▶ [WHAT YOU ARE ASKED TO DO] Leave out the pictures and retype only the lines from the opening line to the line that holds "var barTicks = [0.74, 0.76, 0.78, 0.8, 0.82, 0.84, 0.86];", both ends included.

▶ [DATASET EXCERPT]
* begin *

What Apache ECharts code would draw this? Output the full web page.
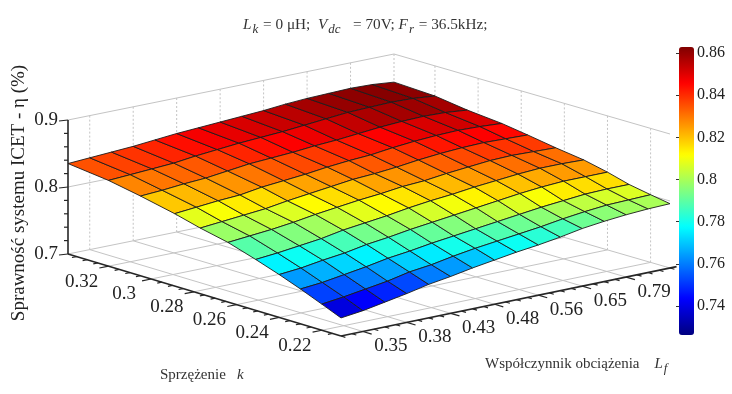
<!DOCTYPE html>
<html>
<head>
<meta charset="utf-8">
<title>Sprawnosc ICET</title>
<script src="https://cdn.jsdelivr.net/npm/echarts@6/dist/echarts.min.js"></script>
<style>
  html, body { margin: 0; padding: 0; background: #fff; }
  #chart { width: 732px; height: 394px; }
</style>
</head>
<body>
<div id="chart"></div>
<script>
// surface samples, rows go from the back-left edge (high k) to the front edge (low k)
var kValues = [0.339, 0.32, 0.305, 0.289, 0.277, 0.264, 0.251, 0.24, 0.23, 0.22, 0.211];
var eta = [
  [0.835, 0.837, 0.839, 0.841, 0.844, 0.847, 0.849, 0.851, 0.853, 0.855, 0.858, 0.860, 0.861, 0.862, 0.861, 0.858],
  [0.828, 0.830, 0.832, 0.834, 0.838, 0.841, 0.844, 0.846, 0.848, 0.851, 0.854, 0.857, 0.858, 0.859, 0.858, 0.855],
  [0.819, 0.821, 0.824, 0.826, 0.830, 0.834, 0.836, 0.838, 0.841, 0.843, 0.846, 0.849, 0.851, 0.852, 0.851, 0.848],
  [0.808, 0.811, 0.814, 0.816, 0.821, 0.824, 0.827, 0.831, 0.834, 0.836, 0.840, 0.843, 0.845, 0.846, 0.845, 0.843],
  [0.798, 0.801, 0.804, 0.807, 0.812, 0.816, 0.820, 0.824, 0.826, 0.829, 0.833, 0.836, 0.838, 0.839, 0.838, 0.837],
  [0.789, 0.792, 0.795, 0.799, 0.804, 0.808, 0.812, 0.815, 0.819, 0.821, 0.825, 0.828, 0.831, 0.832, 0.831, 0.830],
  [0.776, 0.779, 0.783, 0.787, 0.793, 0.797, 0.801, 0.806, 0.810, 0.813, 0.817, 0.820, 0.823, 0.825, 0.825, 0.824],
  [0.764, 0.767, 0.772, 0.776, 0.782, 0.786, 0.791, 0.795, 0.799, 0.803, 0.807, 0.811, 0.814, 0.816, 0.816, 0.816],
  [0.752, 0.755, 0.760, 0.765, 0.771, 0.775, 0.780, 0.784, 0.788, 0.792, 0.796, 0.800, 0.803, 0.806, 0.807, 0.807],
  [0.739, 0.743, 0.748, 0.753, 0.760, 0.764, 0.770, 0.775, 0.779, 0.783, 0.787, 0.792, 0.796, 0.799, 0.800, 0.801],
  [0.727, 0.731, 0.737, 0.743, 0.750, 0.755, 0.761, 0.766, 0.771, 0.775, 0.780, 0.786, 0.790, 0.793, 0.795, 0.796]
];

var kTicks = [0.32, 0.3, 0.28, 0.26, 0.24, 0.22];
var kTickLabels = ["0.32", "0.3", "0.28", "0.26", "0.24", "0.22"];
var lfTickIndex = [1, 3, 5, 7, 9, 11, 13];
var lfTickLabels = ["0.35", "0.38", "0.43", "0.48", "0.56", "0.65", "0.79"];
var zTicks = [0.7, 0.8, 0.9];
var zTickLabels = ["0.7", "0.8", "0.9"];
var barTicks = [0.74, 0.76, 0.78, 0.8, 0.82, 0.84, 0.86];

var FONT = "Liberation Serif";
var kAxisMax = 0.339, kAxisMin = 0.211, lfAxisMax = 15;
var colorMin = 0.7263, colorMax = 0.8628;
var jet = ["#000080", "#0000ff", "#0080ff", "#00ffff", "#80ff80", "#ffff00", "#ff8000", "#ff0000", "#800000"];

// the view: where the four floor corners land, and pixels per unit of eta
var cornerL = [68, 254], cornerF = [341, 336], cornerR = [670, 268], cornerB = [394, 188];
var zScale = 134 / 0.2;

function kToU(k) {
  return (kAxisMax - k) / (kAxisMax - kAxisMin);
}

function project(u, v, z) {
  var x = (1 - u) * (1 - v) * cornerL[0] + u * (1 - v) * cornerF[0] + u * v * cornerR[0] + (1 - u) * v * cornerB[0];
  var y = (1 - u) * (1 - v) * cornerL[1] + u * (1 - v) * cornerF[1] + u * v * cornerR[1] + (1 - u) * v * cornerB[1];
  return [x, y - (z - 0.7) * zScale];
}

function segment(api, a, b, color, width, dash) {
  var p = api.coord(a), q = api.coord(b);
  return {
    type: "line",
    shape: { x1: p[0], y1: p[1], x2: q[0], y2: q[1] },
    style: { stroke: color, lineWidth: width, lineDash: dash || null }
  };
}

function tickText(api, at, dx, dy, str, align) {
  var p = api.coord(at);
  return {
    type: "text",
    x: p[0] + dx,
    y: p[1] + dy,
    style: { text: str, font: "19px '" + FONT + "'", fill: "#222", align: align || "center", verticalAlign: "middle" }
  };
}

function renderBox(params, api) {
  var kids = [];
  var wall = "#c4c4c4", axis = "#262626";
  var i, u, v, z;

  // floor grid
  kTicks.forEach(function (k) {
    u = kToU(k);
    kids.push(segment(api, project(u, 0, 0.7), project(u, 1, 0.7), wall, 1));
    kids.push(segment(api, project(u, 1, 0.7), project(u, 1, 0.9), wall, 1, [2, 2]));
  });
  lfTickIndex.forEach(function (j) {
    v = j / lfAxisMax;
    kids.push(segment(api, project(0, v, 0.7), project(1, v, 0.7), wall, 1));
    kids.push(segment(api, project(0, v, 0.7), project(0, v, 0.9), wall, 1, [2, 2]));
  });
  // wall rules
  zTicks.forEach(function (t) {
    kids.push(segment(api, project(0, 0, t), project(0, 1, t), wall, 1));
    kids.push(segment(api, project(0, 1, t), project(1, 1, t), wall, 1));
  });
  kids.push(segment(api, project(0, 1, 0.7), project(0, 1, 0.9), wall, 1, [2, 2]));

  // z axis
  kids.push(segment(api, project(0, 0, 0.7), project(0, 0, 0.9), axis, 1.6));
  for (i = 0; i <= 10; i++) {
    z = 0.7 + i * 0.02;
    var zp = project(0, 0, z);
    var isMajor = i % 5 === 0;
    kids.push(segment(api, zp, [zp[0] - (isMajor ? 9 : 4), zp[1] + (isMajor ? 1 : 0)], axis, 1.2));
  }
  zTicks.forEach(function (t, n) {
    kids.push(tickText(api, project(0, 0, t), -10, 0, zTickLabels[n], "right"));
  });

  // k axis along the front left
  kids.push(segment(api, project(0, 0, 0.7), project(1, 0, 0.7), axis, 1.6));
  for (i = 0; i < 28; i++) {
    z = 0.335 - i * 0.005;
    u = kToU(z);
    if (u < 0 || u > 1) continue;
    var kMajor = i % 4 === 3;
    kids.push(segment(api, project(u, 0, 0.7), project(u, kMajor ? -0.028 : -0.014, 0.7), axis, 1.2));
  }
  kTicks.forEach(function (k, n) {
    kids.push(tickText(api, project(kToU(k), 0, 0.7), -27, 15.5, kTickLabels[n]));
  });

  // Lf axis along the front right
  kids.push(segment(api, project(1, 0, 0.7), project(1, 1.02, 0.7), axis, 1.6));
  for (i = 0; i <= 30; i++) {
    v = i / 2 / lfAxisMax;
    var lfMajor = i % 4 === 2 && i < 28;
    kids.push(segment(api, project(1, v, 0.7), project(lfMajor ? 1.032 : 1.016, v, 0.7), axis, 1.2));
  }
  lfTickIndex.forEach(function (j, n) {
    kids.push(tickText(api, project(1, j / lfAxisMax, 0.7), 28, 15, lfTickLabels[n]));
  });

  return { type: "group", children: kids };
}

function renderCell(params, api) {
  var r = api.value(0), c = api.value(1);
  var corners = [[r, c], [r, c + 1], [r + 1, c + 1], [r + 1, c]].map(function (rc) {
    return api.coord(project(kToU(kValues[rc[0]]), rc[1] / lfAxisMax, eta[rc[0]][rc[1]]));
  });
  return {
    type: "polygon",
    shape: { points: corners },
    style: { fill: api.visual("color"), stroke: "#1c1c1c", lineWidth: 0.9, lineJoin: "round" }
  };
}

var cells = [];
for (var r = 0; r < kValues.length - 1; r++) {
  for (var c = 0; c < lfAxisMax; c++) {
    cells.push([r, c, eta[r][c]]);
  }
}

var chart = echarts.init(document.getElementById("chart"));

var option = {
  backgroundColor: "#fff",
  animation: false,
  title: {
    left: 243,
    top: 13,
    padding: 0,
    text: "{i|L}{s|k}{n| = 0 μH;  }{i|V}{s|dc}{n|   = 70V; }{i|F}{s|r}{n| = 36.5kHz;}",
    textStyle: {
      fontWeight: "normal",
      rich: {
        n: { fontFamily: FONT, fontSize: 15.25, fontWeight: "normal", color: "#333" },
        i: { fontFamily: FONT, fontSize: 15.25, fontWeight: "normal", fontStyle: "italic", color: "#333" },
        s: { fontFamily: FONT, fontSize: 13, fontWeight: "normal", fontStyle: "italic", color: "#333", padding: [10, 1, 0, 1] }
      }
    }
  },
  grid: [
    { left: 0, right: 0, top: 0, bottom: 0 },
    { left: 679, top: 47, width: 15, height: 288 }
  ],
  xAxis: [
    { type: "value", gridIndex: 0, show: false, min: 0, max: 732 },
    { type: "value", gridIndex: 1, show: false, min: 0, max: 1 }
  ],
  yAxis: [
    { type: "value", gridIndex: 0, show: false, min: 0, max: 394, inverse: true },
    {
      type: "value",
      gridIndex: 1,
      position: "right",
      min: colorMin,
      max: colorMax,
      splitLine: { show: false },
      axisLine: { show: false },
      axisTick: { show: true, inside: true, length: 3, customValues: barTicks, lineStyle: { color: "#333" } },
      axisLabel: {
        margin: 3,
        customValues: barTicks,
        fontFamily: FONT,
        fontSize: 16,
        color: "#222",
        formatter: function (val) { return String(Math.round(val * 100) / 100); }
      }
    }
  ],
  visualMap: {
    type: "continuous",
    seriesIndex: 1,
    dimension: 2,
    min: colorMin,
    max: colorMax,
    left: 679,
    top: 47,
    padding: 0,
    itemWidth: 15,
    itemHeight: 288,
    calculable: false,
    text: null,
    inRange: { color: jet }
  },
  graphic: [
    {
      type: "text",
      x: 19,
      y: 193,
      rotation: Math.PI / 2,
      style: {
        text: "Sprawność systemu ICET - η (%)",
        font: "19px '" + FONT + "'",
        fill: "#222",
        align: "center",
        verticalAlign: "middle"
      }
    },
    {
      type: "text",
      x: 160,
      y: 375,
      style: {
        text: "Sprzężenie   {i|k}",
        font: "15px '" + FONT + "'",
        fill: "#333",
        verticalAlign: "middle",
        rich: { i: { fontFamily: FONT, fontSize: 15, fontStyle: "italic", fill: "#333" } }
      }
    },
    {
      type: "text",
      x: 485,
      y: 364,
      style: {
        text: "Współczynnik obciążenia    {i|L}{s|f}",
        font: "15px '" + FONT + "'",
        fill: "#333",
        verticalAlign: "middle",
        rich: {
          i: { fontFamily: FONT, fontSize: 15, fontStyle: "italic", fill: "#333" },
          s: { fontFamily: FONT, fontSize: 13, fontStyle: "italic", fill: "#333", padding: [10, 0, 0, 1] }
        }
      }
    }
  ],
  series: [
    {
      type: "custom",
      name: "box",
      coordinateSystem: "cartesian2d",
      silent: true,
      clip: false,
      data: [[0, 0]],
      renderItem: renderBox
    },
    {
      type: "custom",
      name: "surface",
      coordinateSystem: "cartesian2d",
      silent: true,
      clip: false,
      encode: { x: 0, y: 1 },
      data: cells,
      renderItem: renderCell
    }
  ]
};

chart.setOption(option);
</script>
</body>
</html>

* end *

▶ [ANSWER TO THE PROBLEM]
What Apache ECharts code would draw this? Output the full web page.
<!DOCTYPE html>
<html>
<head>
<meta charset="utf-8">
<title>Sprawnosc ICET</title>
<script src="https://cdn.jsdelivr.net/npm/echarts@6/dist/echarts.min.js"></script>
<style>
  html, body { margin: 0; padding: 0; background: #fff; }
  #chart { width: 732px; height: 394px; }
</style>
</head>
<body>
<div id="chart"></div>
<script>
// surface samples, rows go from the back-left edge (high k) to the front edge (low k)
var kValues = [0.339, 0.32, 0.305, 0.289, 0.277, 0.264, 0.251, 0.24, 0.23, 0.22, 0.211];
var eta = [
  [0.835, 0.837, 0.839, 0.841, 0.844, 0.847, 0.849, 0.851, 0.853, 0.855, 0.858, 0.860, 0.861, 0.862, 0.861, 0.858],
  [0.828, 0.830, 0.832, 0.834, 0.838, 0.841, 0.844, 0.846, 0.848, 0.851, 0.854, 0.857, 0.858, 0.859, 0.858, 0.855],
  [0.819, 0.821, 0.824, 0.826, 0.830, 0.834, 0.836, 0.838, 0.841, 0.843, 0.846, 0.849, 0.851, 0.852, 0.851, 0.848],
  [0.808, 0.811, 0.814, 0.816, 0.821, 0.824, 0.827, 0.831, 0.834, 0.836, 0.840, 0.843, 0.845, 0.846, 0.845, 0.843],
  [0.798, 0.801, 0.804, 0.807, 0.812, 0.816, 0.820, 0.824, 0.826, 0.829, 0.833, 0.836, 0.838, 0.839, 0.838, 0.837],
  [0.789, 0.792, 0.795, 0.799, 0.804, 0.808, 0.812, 0.815, 0.819, 0.821, 0.825, 0.828, 0.831, 0.832, 0.831, 0.830],
  [0.776, 0.779, 0.783, 0.787, 0.793, 0.797, 0.801, 0.806, 0.810, 0.813, 0.817, 0.820, 0.823, 0.825, 0.825, 0.824],
  [0.764, 0.767, 0.772, 0.776, 0.782, 0.786, 0.791, 0.795, 0.799, 0.803, 0.807, 0.811, 0.814, 0.816, 0.816, 0.816],
  [0.752, 0.755, 0.760, 0.765, 0.771, 0.775, 0.780, 0.784, 0.788, 0.792, 0.796, 0.800, 0.803, 0.806, 0.807, 0.807],
  [0.739, 0.743, 0.748, 0.753, 0.760, 0.764, 0.770, 0.775, 0.779, 0.783, 0.787, 0.792, 0.796, 0.799, 0.800, 0.801],
  [0.727, 0.731, 0.737, 0.743, 0.750, 0.755, 0.761, 0.766, 0.771, 0.775, 0.780, 0.786, 0.790, 0.793, 0.795, 0.796]
];

var kTicks = [0.32, 0.3, 0.28, 0.26, 0.24, 0.22];
var kTickLabels = ["0.32", "0.3", "0.28", "0.26", "0.24", "0.22"];
var lfTickIndex = [1, 3, 5, 7, 9, 11, 13];
var lfTickLabels = ["0.35", "0.38", "0.43", "0.48", "0.56", "0.65", "0.79"];
var zTicks = [0.7, 0.8, 0.9];
var zTickLabels = ["0.7", "0.8", "0.9"];
var barTicks = [0.74, 0.76, 0.78, 0.8, 0.82, 0.84, 0.86];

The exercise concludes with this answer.